ZURICH (Reuters) - Credit Suisse CSGN.VX will not sell or spin off its investment bank but is seeking to improve its business model as tighter regulation makes the risky unit less profitable, the Swiss bank’s chairman was quoted as saying on Saturday.
“A separation or a sale of investment banking, as is sometimes demanded, would be senseless for our business and our customers,” Chairman Urs Rohner told the Neue Zuercher Zeitung newspaper in an interview.
“It’s much more about optimizing the business model and better balancing it with regard to capital allocation.”

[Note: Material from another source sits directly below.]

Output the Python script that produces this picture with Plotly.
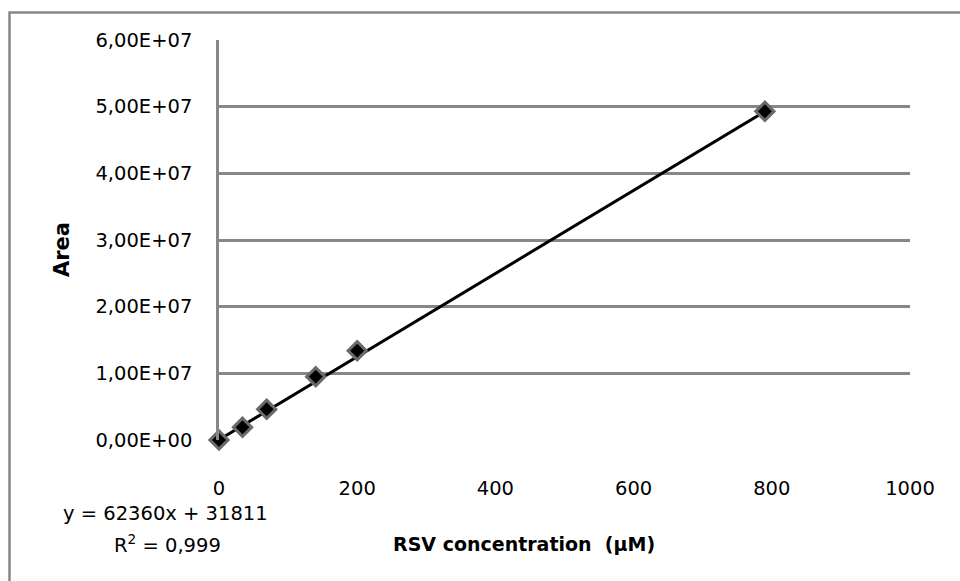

The bank unveiled measures on Wednesday to boost its capital base in response to criticism from the central bank, and also announced new cost cuts, including at the investment bank, although some analysts have called for even more radical steps.
Rohner said the main mistake the bank had made was to be too upbeat about the economy after the financial crisis of 2008.
“In retrospect, it was wrong that we were too optimistic after the recovery in 2009 and built up too much capacity, mostly in investment banking but also in private banking. That cost money,” he said.
He reiterated comments made in a separate interview published on Friday supporting Chief Executive Brady Dougan, who had come under heavy fire after the central bank attack.
“With Brady Dougan we have a CEO who knows the business better than any other CEO who I know,” he said.
“What is important is that Brady Dougan has a vision of how to lead the company and knows how to motivate 50,000 employees at a time of upheaval.”